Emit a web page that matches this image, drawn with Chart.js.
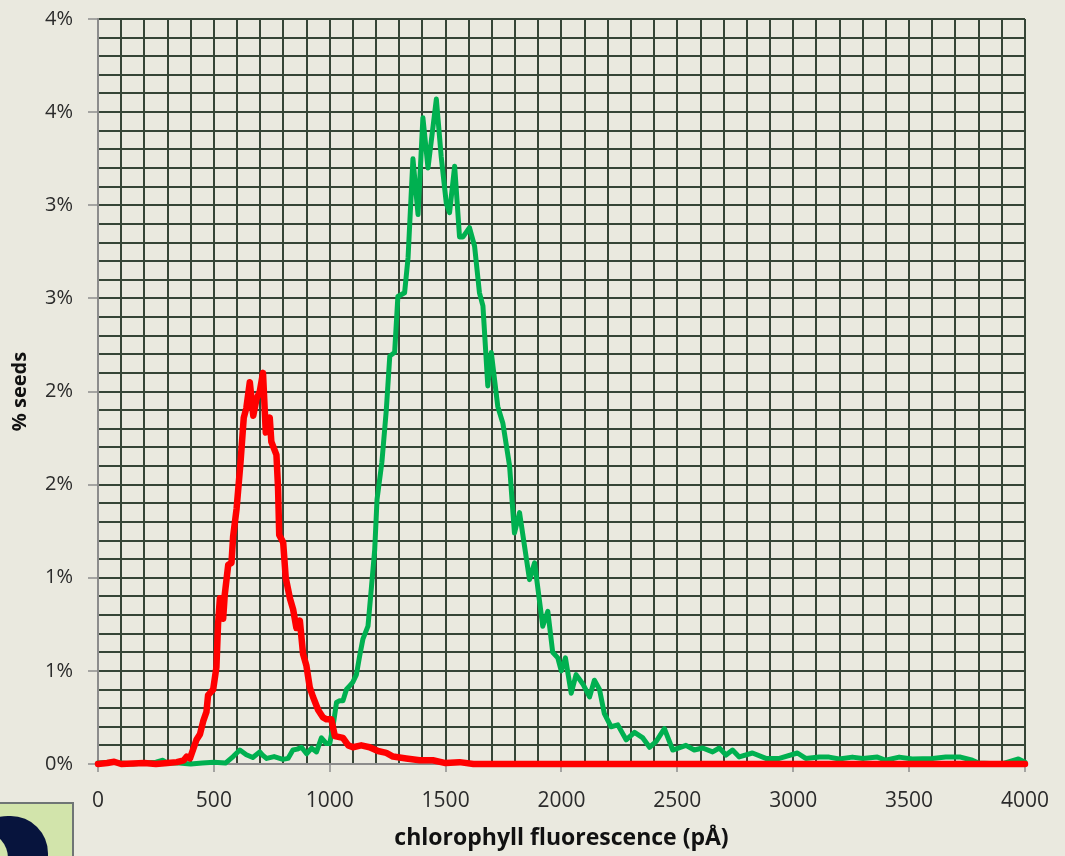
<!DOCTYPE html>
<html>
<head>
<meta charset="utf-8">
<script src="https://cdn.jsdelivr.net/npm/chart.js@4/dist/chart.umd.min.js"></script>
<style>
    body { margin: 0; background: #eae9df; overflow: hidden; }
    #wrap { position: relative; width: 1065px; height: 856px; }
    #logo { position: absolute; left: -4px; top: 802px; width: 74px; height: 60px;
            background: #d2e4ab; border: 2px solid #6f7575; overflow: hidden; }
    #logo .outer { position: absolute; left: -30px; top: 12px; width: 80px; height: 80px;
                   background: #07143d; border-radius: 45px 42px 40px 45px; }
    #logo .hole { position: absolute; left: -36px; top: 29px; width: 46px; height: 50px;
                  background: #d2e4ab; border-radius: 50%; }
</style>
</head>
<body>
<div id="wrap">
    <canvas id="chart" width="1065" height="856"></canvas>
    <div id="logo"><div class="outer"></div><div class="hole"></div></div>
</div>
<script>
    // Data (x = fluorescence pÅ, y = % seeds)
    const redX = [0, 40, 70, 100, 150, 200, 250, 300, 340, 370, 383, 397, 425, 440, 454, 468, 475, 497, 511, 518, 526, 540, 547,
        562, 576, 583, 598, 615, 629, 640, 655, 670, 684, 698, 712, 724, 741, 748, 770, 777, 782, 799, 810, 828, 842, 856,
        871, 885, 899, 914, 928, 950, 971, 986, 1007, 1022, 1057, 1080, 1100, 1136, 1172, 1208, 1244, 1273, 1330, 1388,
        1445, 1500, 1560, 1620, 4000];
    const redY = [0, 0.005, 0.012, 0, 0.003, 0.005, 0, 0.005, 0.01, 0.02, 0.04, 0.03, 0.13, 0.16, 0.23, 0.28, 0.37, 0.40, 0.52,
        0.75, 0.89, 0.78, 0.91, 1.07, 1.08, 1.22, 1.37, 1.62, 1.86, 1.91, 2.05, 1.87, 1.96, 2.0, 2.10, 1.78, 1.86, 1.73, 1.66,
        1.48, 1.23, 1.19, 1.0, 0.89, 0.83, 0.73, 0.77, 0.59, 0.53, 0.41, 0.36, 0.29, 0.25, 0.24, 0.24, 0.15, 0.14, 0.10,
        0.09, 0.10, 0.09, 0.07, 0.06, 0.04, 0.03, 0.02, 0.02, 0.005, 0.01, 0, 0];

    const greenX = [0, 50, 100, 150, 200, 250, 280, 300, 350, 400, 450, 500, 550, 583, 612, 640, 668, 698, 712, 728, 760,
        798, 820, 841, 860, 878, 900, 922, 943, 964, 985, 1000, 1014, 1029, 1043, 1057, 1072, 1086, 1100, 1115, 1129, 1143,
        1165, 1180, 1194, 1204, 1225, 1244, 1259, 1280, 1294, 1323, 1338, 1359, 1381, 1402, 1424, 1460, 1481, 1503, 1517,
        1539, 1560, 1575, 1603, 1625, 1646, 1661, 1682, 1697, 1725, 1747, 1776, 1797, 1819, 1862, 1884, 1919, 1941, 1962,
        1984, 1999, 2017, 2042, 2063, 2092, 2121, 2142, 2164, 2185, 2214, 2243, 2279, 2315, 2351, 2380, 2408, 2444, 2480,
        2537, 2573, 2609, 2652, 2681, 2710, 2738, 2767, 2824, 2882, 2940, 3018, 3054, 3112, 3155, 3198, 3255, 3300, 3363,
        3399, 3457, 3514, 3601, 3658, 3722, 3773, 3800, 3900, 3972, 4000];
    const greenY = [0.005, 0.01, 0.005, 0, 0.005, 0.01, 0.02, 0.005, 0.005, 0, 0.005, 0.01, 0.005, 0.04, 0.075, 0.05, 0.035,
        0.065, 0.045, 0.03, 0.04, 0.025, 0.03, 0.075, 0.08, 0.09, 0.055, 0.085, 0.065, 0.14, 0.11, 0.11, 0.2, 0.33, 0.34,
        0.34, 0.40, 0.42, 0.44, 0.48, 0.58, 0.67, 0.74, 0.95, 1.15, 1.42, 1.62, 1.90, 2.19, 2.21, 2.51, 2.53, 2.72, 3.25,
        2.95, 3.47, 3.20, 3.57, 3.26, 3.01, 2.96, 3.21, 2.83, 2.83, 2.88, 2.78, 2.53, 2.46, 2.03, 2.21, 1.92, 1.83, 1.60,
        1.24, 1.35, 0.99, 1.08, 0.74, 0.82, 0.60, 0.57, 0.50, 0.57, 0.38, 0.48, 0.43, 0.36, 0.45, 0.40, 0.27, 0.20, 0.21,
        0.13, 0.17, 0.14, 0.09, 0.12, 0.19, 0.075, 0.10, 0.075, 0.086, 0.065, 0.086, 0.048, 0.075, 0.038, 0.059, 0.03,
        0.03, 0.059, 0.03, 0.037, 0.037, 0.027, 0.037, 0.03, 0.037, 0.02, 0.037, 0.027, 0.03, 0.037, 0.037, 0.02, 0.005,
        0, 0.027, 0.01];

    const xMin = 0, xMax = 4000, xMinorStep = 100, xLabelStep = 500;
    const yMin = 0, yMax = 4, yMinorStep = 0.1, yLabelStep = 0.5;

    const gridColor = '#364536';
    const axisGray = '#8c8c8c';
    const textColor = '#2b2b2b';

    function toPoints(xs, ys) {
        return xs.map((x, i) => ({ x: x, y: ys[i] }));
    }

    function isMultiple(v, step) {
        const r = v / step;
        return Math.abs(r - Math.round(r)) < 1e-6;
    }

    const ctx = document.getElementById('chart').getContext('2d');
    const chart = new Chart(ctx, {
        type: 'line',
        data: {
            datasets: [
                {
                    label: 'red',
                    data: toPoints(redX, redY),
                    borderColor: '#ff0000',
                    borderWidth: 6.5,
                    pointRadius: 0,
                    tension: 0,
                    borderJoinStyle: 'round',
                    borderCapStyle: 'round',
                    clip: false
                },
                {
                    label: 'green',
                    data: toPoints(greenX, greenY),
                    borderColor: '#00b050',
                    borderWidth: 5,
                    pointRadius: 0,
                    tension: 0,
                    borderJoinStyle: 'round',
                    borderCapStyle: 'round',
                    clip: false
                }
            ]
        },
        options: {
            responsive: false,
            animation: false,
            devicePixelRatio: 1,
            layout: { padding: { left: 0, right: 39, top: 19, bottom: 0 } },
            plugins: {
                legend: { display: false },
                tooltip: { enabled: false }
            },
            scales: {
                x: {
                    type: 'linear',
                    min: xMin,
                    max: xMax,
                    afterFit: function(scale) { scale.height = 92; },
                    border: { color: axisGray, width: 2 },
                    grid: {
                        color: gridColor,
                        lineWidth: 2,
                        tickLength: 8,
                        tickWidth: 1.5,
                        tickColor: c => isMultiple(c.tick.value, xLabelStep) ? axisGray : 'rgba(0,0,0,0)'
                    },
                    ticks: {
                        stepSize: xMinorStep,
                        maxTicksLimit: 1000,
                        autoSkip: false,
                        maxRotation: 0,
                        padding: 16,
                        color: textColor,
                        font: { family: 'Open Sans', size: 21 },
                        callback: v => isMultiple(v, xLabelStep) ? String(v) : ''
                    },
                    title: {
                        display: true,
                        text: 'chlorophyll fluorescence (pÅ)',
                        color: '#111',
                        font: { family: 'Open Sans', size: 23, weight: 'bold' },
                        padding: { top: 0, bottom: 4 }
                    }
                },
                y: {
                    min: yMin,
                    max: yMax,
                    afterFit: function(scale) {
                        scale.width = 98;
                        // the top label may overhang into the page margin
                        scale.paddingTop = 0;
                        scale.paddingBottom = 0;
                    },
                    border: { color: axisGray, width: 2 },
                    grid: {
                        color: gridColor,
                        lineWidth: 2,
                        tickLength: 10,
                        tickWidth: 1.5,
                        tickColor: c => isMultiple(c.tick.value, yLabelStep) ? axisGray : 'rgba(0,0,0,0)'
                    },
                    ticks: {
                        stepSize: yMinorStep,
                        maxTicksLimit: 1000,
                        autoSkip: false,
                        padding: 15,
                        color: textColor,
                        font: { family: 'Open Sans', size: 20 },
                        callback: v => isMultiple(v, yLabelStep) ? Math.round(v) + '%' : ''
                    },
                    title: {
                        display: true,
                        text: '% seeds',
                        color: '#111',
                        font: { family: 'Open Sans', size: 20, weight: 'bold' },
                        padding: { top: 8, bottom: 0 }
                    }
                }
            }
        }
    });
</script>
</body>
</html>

====

The task
Each line above that includes "page" should be shown.

Right answer
Emit a web page that matches this image, drawn with Chart.js.
                        // the top label may overhang into the page margin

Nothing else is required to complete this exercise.